基于图注意力网络的视觉常识推理方法

A GRAPH ATTENTION NETWORK FOR VISUAL COMMON SENSE REASONING

摘要: 视觉常识推理(Visual Commonsense Reasoning,VCR)是近年来提出的一项具有挑战性的多模态任务。为了深入理解图像中的语义关系,提高VCR任务的性能,提出一种基于图注意力网络的视觉常识推理方法,针对多种类型的图像,将图像中的视觉对象编码为视觉节点,使用图注意力网络对视觉节点和其相邻节点的特征进行建模,得到视觉对象间的内部关联。该方法有效地捕获视觉对象间的动态交互,提高了图像的语义理解能力。在VCR数据集上进行实验表明,该方法在VCR三个子任务上的性能均有提升,证明了该方法的有效性。
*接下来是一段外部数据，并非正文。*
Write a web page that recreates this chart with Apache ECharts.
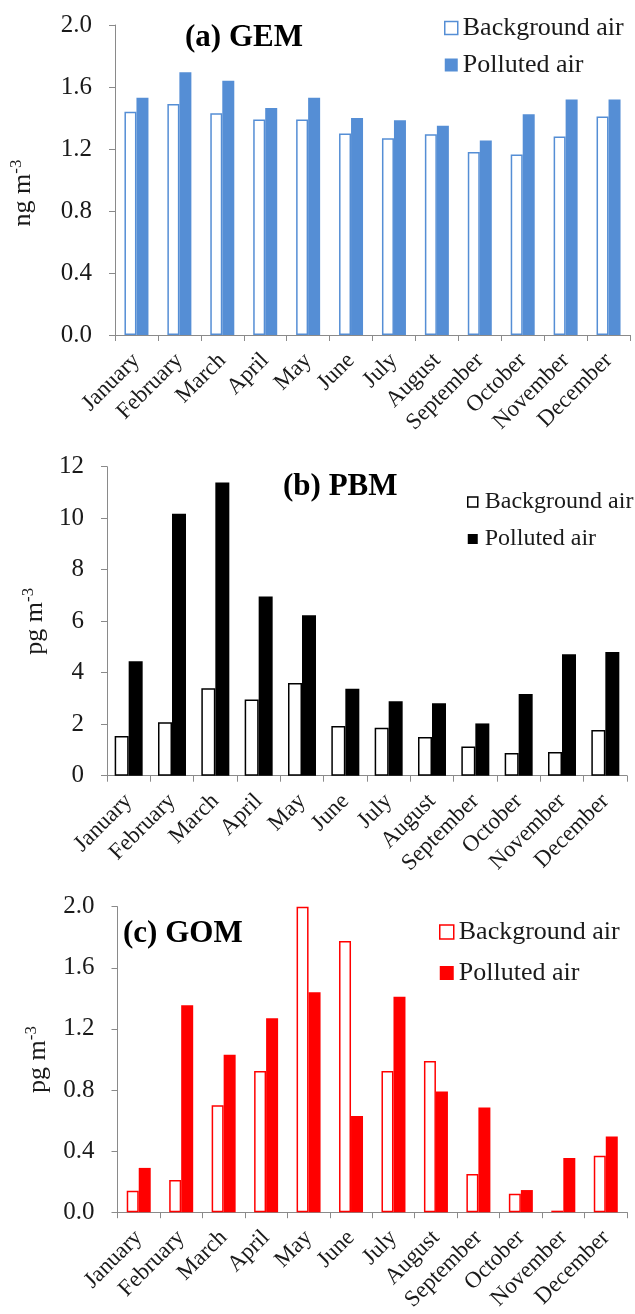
<!DOCTYPE html>
<html>
<head>
<meta charset="utf-8">
<script src="https://cdn.jsdelivr.net/npm/echarts@6/dist/echarts.min.js"></script>
<style>
html,body{margin:0;padding:0;background:#fff;}
#chart{width:635px;height:1314px;}
</style>
</head>
<body>
<div id="chart"></div>
<script>
const months = ['January','February','March','April','May','June','July','August','September','October','November','December'];
const gemBackground = [1.44,1.49,1.43,1.39,1.39,1.30,1.27,1.295,1.18,1.165,1.28,1.41];
const gemPolluted   = [1.53,1.695,1.64,1.465,1.53,1.40,1.385,1.35,1.255,1.425,1.52,1.52];
const pbmBackground = [1.54,2.08,3.40,2.96,3.60,1.93,1.86,1.50,1.13,0.88,0.92,1.77];
const pbmPolluted   = [4.44,10.17,11.39,6.96,6.23,3.38,2.89,2.81,2.03,3.17,4.72,4.80];
const gomBackground = [0.14,0.21,0.70,0.925,2.0,1.775,0.925,0.99,0.25,0.12,0.01,0.37];
const gomPolluted   = [0.29,1.355,1.03,1.27,1.44,0.63,1.41,0.79,0.685,0.145,0.355,0.495];
const panelTitles = ['(a) GEM','(b) PBM','(c) GOM'];
const yNames = ['ng m','pg m','pg m'];
const legendLabels = ['Background air','Polluted air'];

const FONT = "'Liberation Serif','Times New Roman',serif";
const TXT = '#1a1a1a';
const AX = '#8a8a8a';

const panels = [
  {grid:{left:112,right:5,top:25,height:310}, color:'#558ED5', min:0,max:2,interval:0.4,dec:1, bw:12,
   nameGap:79, namePad:[0,26,0,0], title:{left:185,top:22}, legend:{left:444,top:15,icon:13,font:26,gap:11},
   bg:gemBackground, pol:gemPolluted},
  {grid:{left:107,right:8,top:466.7,height:309}, color:'#000000', min:0,max:12,interval:2,dec:0, bw:14,
   nameGap:55, namePad:[0,0,0,0], title:{left:283,top:471.5}, legend:{left:467,top:490,icon:10,font:24,gap:13,pad:2},
   bg:pbmBackground, pol:pbmPolluted},
  {grid:{left:117.5,right:8,top:906.7,height:310}, color:'#FF0000', min:0,max:2,interval:0.4,dec:1, bw:12,
   nameGap:66, namePad:[0,0,0,0], title:{left:123,top:918.5}, legend:{left:439,top:919,icon:14,font:26,gap:15},
   bg:gomBackground, pol:gomPolluted}
];

const option = {
  animation:false,
  backgroundColor:'#fff',
  title:[], legend:[], grid:[], xAxis:[], yAxis:[], series:[]
};
const nameMap = {};
panels.forEach((p,i)=>{
  option.grid.push(p.grid);
  option.title.push({text:panelTitles[i], left:p.title.left, top:p.title.top, padding:0,
    textStyle:{fontFamily:FONT,fontWeight:'bold',fontSize:31,color:'#000',lineHeight:31}});
  const bgName = 'bg'+i, polName = 'pol'+i;
  nameMap[bgName]=legendLabels[0]; nameMap[polName]=legendLabels[1];
  option.legend.push({
    orient:'vertical', left:p.legend.left, top:p.legend.top, padding:0,
    itemWidth:p.legend.icon, itemHeight:p.legend.icon, itemGap:p.legend.gap,
    icon:'rect', selectedMode:false,
    formatter:(n)=>nameMap[n],
    textStyle:{fontFamily:FONT,fontSize:p.legend.font,lineHeight:p.legend.font,color:TXT,
      padding:[0,0,0,p.legend.pad||0]},
    data:[
      {name:bgName, itemStyle:{color:'#fff',borderColor:p.color,borderWidth:1.5}},
      {name:polName, itemStyle:{color:p.color,borderWidth:0}}
    ]
  });
  option.xAxis.push({
    type:'category', gridIndex:i, data:months, boundaryGap:true,
    axisLine:{lineStyle:{color:AX,width:1}},
    axisTick:{show:true,length:6,lineStyle:{color:AX}},
    axisLabel:{interval:0,rotate:45,fontFamily:FONT,fontSize:23,color:TXT,margin:22},
    splitLine:{show:false}
  });
  option.yAxis.push({
    type:'value', gridIndex:i, min:p.min, max:p.max, interval:p.interval,
    name:'{a|'+yNames[i]+'}{b|-3}', nameLocation:'middle', nameGap:p.nameGap, nameRotate:90,
    nameTextStyle:{padding:p.namePad, rich:{
      a:{fontFamily:FONT,fontSize:26,color:TXT,lineHeight:28,verticalAlign:'bottom'},
      b:{fontFamily:FONT,fontSize:17,color:TXT,lineHeight:28,verticalAlign:'top'}
    }},
    axisLine:{show:true,lineStyle:{color:AX,width:1}},
    axisTick:{show:true,length:6,lineStyle:{color:AX}},
    axisLabel:{fontFamily:FONT,fontSize:25,color:TXT,margin:23,
      formatter:(v)=>v.toFixed(p.dec)},
    splitLine:{show:false}
  });
  option.series.push({
    name:bgName, type:'bar', xAxisIndex:i, yAxisIndex:i, data:p.bg,
    barWidth:p.bw, barGap:'0%',
    itemStyle:{color:'#fff',borderColor:p.color,borderWidth:1.5}
  });
  option.series.push({
    name:polName, type:'bar', xAxisIndex:i, yAxisIndex:i, data:p.pol,
    barWidth:p.bw, barGap:'0%',
    itemStyle:{color:p.color}
  });
});

const chart = echarts.init(document.getElementById('chart'), null, {renderer:'canvas'});
chart.setOption(option);
</script>
</body>
</html>
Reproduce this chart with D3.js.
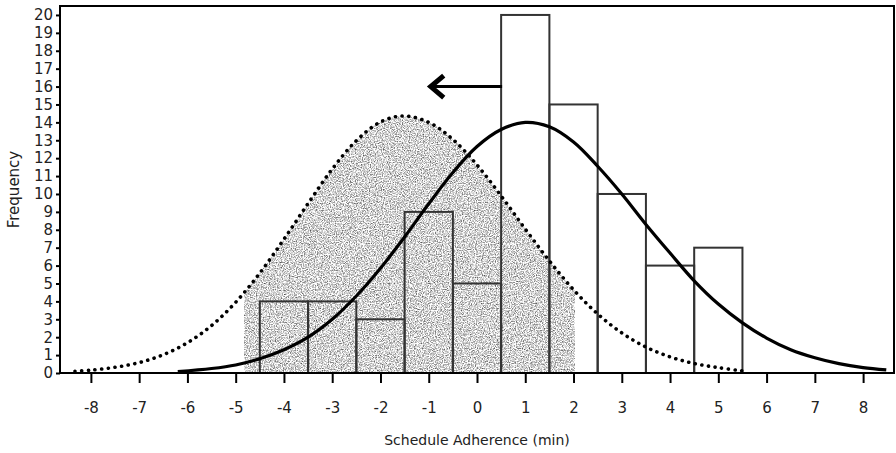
<!DOCTYPE html>
<html>
<head>
<meta charset="utf-8">
<script src="https://cdn.jsdelivr.net/npm/d3@7"></script>
<style>
  body { margin: 0; background: #fff; }
  svg { display: block; font-family: "DejaVu Sans", sans-serif; }
</style>
</head>
<body>
<svg id="hist-svg"></svg>
<script>
// histogram: centre of each 1 min bin and its count
const binCentres = [-4, -3, -2, -1, 0, 1, 2, 3, 4, 5];
const binCounts = [4, 4, 3, 9, 5, 20, 15, 10, 6, 7];
const binWidth = 1;

// fitted curve (solid)
const fitX = [-6.2, -5.5, -5, -4.5, -4, -3.5, -3, -2.5, -2, -1.5, -1, -0.5, 0, 0.5, 1, 1.5, 2, 2.5, 3, 3.5, 4, 4.5, 5, 5.5, 6, 6.5, 7, 7.5, 8, 8.48];
const fitY = [0.08, 0.25, 0.45, 0.8, 1.3, 2.0, 3.0, 4.3, 5.85, 7.6, 9.45, 11.2, 12.65, 13.6, 14.0, 13.75, 12.9, 11.55, 10.0, 8.3, 6.7, 5.15, 3.85, 2.8, 1.95, 1.3, 0.85, 0.52, 0.3, 0.17];

// shifted curve (dotted)
const shiftX = [-8.33, -8, -7.5, -7, -6.5, -6, -5.5, -5, -4.5, -4, -3.5, -3, -2.5, -2, -1.53, -1, -0.5, 0, 0.5, 1, 1.5, 2, 2.5, 3, 3.5, 4, 4.5, 5, 5.49];
const shiftY = [0.1, 0.16, 0.32, 0.58, 1.02, 1.69, 2.65, 3.95, 5.58, 7.47, 9.47, 11.39, 12.98, 14.02, 14.36, 14.0, 13.05, 11.62, 9.89, 8.04, 6.26, 4.65, 3.3, 2.24, 1.45, 0.9, 0.53, 0.3, 0.12];

// shaded part under the dotted curve
const shadeRange = [-4.83, 2.03];

// arrow showing the shift
const arrowFrom = [0.52, 16];
const arrowTo = [-1.0, 16];

const xTicks = [-8, -7, -6, -5, -4, -3, -2, -1, 0, 1, 2, 3, 4, 5, 6, 7, 8];
const yTicks = [0, 1, 2, 3, 4, 5, 6, 7, 8, 9, 10, 11, 12, 13, 14, 15, 16, 17, 18, 19, 20];

let svg = d3.select("#hist-svg");
const width = 896;
const height = 453;
const margin = {top: 6, right: 2, bottom: 80, left: 60};

svg.attr("width", width).attr("height", height);

const x = d3.scaleLinear()
    .domain([-8.64, 8.64])
    .range([margin.left, width - margin.right]);

const y = d3.scaleLinear()
    .domain([0, 20.5])
    .range([height - margin.bottom, margin.top]);

// grey stipple texture
const defs = svg.append("defs");
const filt = defs.append("filter")
    .attr("id", "stipple")
    .attr("color-interpolation-filters", "sRGB");
filt.append("feTurbulence")
    .attr("type", "fractalNoise")
    .attr("baseFrequency", 0.85)
    .attr("numOctaves", 2)
    .attr("seed", 5)
    .attr("result", "n");
filt.append("feColorMatrix")
    .attr("in", "n")
    .attr("type", "matrix")
    .attr("values", "1.4 0 0 0 0.13  1.4 0 0 0 0.13  1.4 0 0 0 0.13  0 0 0 0 1")
    .attr("result", "g");
filt.append("feComposite")
    .attr("in", "g")
    .attr("in2", "SourceGraphic")
    .attr("operator", "in");

defs.append("clipPath")
    .attr("id", "shade-clip")
    .append("rect")
    .attr("x", x(shadeRange[0]))
    .attr("y", y.range()[1])
    .attr("width", x(shadeRange[1]) - x(shadeRange[0]))
    .attr("height", y.range()[0] - y.range()[1]);

const shiftPts = shiftX.map((d, i) => [d, shiftY[i]]);
const fitPts = fitX.map((d, i) => [d, fitY[i]]);

// shaded area
svg.append("g")
    .attr("clip-path", "url(#shade-clip)")
    .append("path")
    .datum(shiftPts)
    .attr("d", d3.area()
        .x(d => x(d[0]))
        .y0(y(0))
        .y1(d => y(d[1]))
        .curve(d3.curveCatmullRom))
    .attr("fill", "#ccc")
    .attr("filter", "url(#stipple)");

// bars
svg.append("g")
    .selectAll("rect")
    .data(binCentres)
    .enter()
    .append("rect")
    .attr("x", d => x(d - binWidth/2))
    .attr("width", d => x(d + binWidth/2) - x(d - binWidth/2))
    .attr("y", (d, i) => y(binCounts[i]))
    .attr("height", (d, i) => y(0) - y(binCounts[i]))
    .attr("fill", "none")
    .attr("stroke", "#333")
    .attr("stroke-width", 2);

const line = d3.line()
    .x(d => x(d[0]))
    .y(d => y(d[1]))
    .curve(d3.curveCatmullRom);

// dotted curve
svg.append("path")
    .datum(shiftPts)
    .attr("d", line)
    .attr("fill", "none")
    .attr("stroke", "#000")
    .attr("stroke-width", 3.6)
    .attr("stroke-linecap", "round")
    .style("stroke-dasharray", "0.1, 6.6");

// solid curve
svg.append("path")
    .datum(fitPts)
    .attr("d", line)
    .attr("fill", "none")
    .attr("stroke", "#000")
    .attr("stroke-width", 3.2);

// arrow
svg.append("line")
    .attr("x1", x(arrowFrom[0]))
    .attr("y1", y(arrowFrom[1]))
    .attr("x2", x(arrowTo[0]) + 3)
    .attr("y2", y(arrowTo[1]))
    .attr("stroke", "#000")
    .attr("stroke-width", 3);
svg.append("path")
    .attr("d", "M" + (x(arrowTo[0]) + 15) + "," + (y(arrowTo[1]) - 11) +
        "L" + (x(arrowTo[0]) + 2) + "," + y(arrowTo[1]) +
        "L" + (x(arrowTo[0]) + 15) + "," + (y(arrowTo[1]) + 11))
    .attr("fill", "none")
    .attr("stroke", "#000")
    .attr("stroke-width", 5);

// axes
const xAxis = svg.append("g")
    .attr("transform", "translate(0," + y(0) + ")")
    .call(d3.axisBottom(x).tickValues(xTicks).tickFormat(d => String(d))
        .tickSize(10).tickSizeOuter(0).tickPadding(19));
const yAxis = svg.append("g")
    .attr("transform", "translate(" + x.range()[0] + ",0)")
    .call(d3.axisLeft(y).tickValues(yTicks).tickFormat(d => String(d))
        .tickSize(4).tickSizeOuter(0).tickPadding(3));

[xAxis, yAxis].forEach(a => {
    a.select(".domain").remove();
    a.selectAll("line").attr("stroke", "#000").attr("stroke-width", 2);
    a.selectAll("text")
        .attr("fill", "#222")
        .style("font-family", "'DejaVu Sans', sans-serif")
        .style("font-size", "15px");
});

// frame
svg.append("rect")
    .attr("x", x.range()[0])
    .attr("y", y.range()[1])
    .attr("width", x.range()[1] - x.range()[0])
    .attr("height", y.range()[0] - y.range()[1])
    .attr("fill", "none")
    .attr("stroke", "#000")
    .attr("stroke-width", 2);

// axis titles
svg.append("text")
    .attr("x", (x.range()[0] + x.range()[1]) / 2)
    .attr("y", 445)
    .attr("text-anchor", "middle")
    .attr("fill", "#222")
    .style("font-size", "14px")
    .text("Schedule Adherence (min)");

svg.append("text")
    .attr("transform", "translate(19," + (y.range()[0] + y.range()[1]) / 2 + ") rotate(-90)")
    .attr("text-anchor", "middle")
    .attr("fill", "#222")
    .style("font-size", "15px")
    .text("Frequency");
</script>
</body>
</html>
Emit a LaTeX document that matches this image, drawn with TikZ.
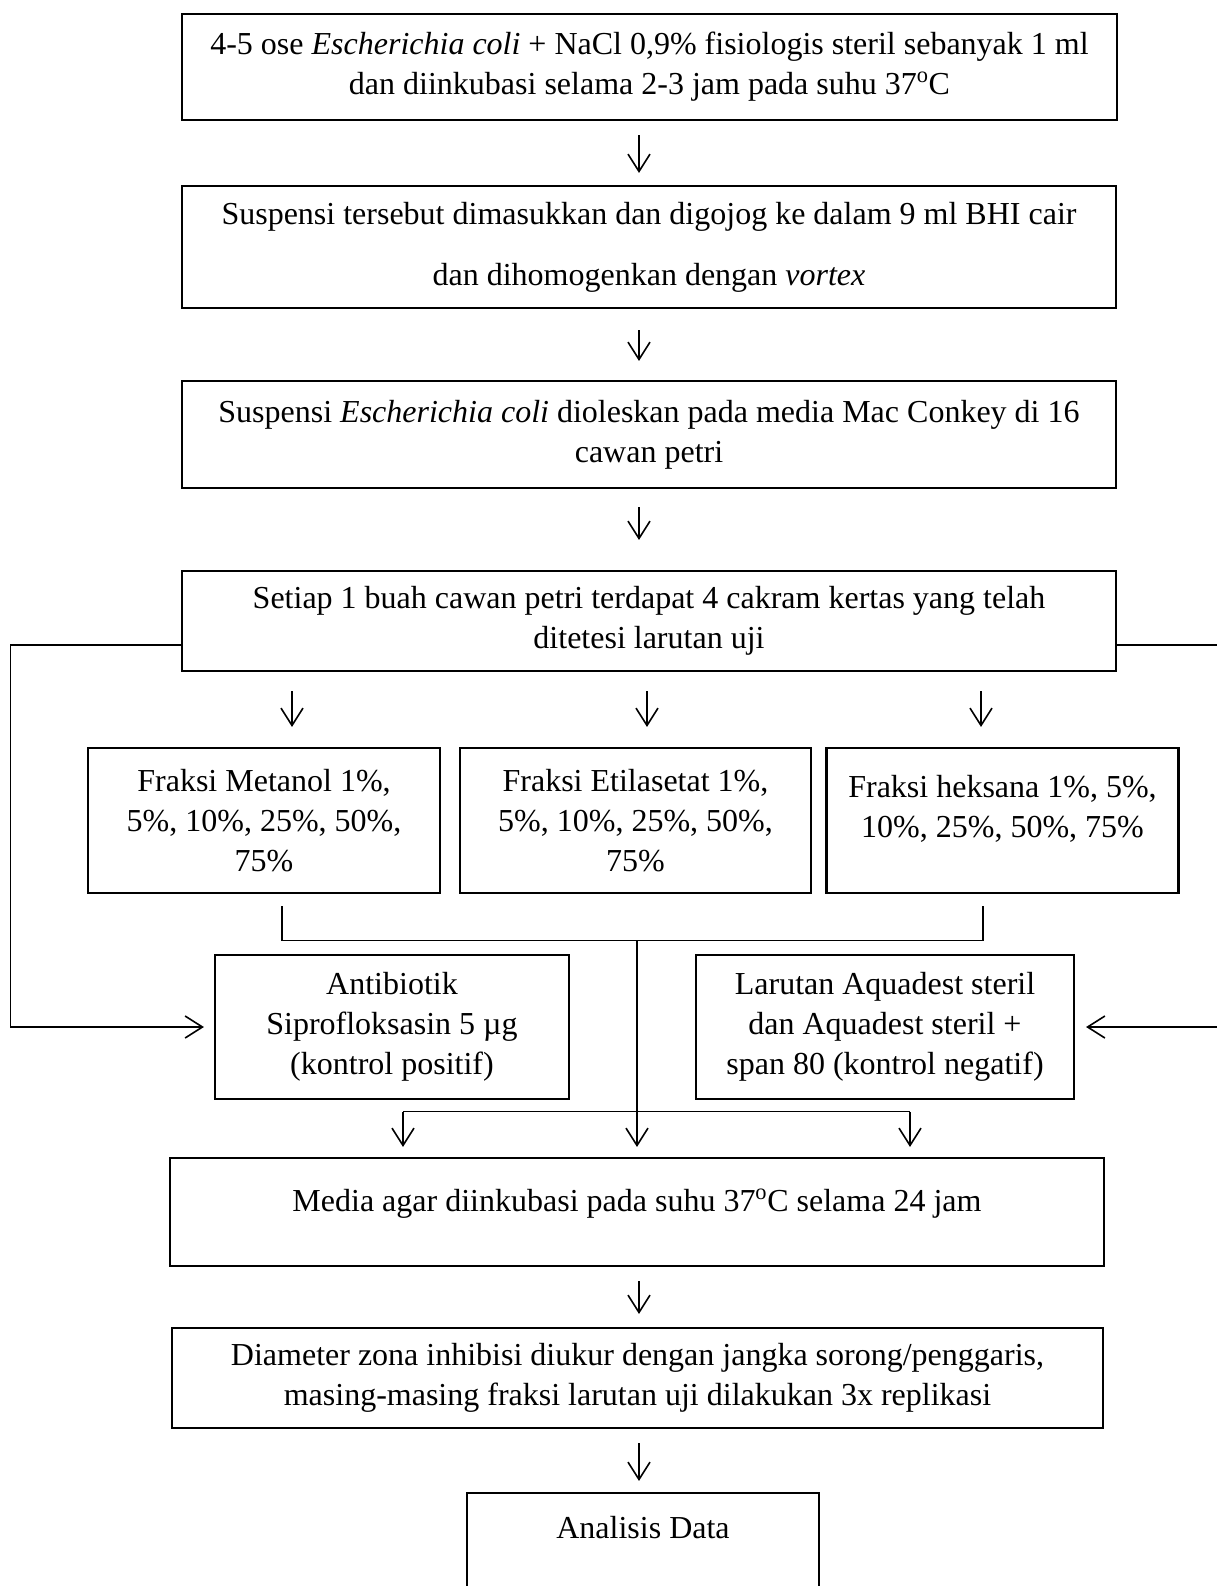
\documentclass[tikz,border=0pt]{standalone}
\usepackage{fontspec}
\setmainfont{Liberation Serif}
\usetikzlibrary{arrows.meta,calc}
\begin{document}
\begin{tikzpicture}[x=0.75pt,y=-0.75pt,
 box/.style={draw,line width=1.6pt,rectangle,inner sep=0pt,align=center,font=\fontsize{24pt}{30pt}\selectfont},
 sz/.style 2 args={minimum width=#1*0.75pt,minimum height=#2*0.75pt},
 arr/.style={line width=1.2pt,-{Straight Barb[length=13pt,width=16.5pt,line width=1.2pt]}},
 ln/.style={line width=0.8pt},
 lnarr/.style={line width=0.8pt,-{Straight Barb[length=13pt,width=16.5pt,line width=1.2pt]}}]
\useasboundingbox (0,0) rectangle (1217,1586);
\clip (0,0) rectangle (1217,1586);

\node[box,sz={935}{106}] (b1) at (649.5,67) {4-5 ose \textit{Escherichia coli} + NaCl 0,9\% fisiologis steril sebanyak 1 ml\\dan diinkubasi selama 2-3 jam pada suhu 37\textsuperscript{o}C};
\node[box,sz={934}{122}] (b2) at (649,247) {Suspensi tersebut dimasukkan dan digojog ke dalam 9 ml BHI cair\\[15.75pt]dan dihomogenkan dengan \textit{vortex}};
\node[box,sz={934}{107}] (b3) at (649,434.5) {Suspensi \textit{Escherichia coli} dioleskan pada media Mac Conkey di 16\\cawan petri};
\node[box,sz={934}{100}] (b4) at (649,621) {Setiap 1 buah cawan petri terdapat 4 cakram kertas yang telah\\ditetesi larutan uji};

\node[box,sz={352}{145}] (f1) at (264,820.5) {Fraksi Metanol 1\%,\\5\%, 10\%, 25\%, 50\%,\\75\%};
\node[box,sz={351}{145}] (f2) at (635.5,820.5) {Fraksi Etilasetat 1\%,\\5\%, 10\%, 25\%, 50\%,\\75\%};
\node[box,sz={352}{145}] (f3) at (1002.5,820.5) {Fraksi heksana 1\%, 5\%,\\10\%, 25\%, 50\%, 75\%\\[-18pt]\strut};

\node[box,sz={354}{144}] (k1) at (392,1027) {Antibiotik\\Siprofloksasin 5 µg\\(kontrol positif)};
\node[box,sz={378}{144}] (k2) at (885,1027) {Larutan Aquadest steril\\dan Aquadest steril +\\span 80 (kontrol negatif)};

\node[box,sz={934}{108}] (m) at (637,1212) {Media agar diinkubasi pada suhu 37\textsuperscript{o}C selama 24 jam\\[-22pt]\strut};
\node[box,sz={931}{100}] (d) at (637.5,1378) {Diameter zona inhibisi diukur dengan jangka sorong/penggaris,\\masing-masing fraksi larutan uji dilakukan 3x replikasi};
\node[box,sz={352}{120}] (z) at (643,1553) {Analisis Data\\\strut};

% main vertical arrows
\draw[arr] ($(b1.south)+(-10.5,14)$) -- ($(b2.north)+(-10,-12)$);
\draw[arr] ($(b2.south)+(-10,21)$) -- ($(b3.north)+(-10,-19)$);
\draw[arr] ($(b3.south)+(-10,18)$) -- ($(b4.north)+(-10,-30)$);

% arrows to fractions
\draw[arr] ($(b4.south -| f1.north)+(28,19)$) -- ($(f1.north)+(28,-20)$);
\draw[arr] ($(b4.south -| f2.north)+(11.5,19)$) -- ($(f2.north)+(11.5,-20)$);
\draw[arr] ($(b4.south -| f3.north)+(-21.5,19)$) -- ($(f3.north)+(-21.5,-20)$);

% bracket under fractions
\draw[ln] ($(f1.south)+(18,12)$) -- ++(0,34) -| ($(f3.south)+(-19.5,12)$);
\coordinate (br) at ($(f2.south)+(1.5,46)$);
\coordinate (hub) at ($(m.north)+(0,-45)$);
\draw[ln] (br) -- (hub);
\draw[ln] ($(m.north)+(-234,-45)$) -- ($(m.north)+(273,-45)$);
\draw[arr] ($(m.north)+(-234,-45)$) -- ($(m.north)+(-234,-10)$);
\draw[arr] (hub) -- ($(m.north)+(0,-10)$);
\draw[arr] ($(m.north)+(273,-45)$) -- ($(m.north)+(273,-10)$);

% side loops to controls
\draw[lnarr] ($(b4.west)+(0,24)$) -- ++(-170,0) |- ($(k1.west)+(-10,0)$);
\draw[lnarr] ($(b4.east)+(0,24)$) -- ++(110,0) |- ($(k2.east)+(11,0)$);

% lower arrows
\draw[arr] ($(m.south)+(2,14)$) -- ($(d.north)+(1.5,-13)$);
\draw[arr] ($(d.south)+(1.5,14)$) -- ($(z.north)+(-4,-11)$);
\end{tikzpicture}
\end{document}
Abstract: Visual common sense reasoning (VCR) is a challenging multimodal task proposed in recent years. In order to reason the semantic relationship in images and improve the performance of the VCR task, a graph attention network for visual common sense reasoning is proposed. The method encoded the visual objects for various images as visual nodes in the image and used the graph attention network to model the features of visual nodes and adjacent nodes to obtain the internal associations between the objects. In addition, the method effectively captured the dynamic interaction between visual objects and further improved the understanding of image semantics. Experiments on the VCR dataset show that the performance of the method on the three sub-tasks of VCR is improved.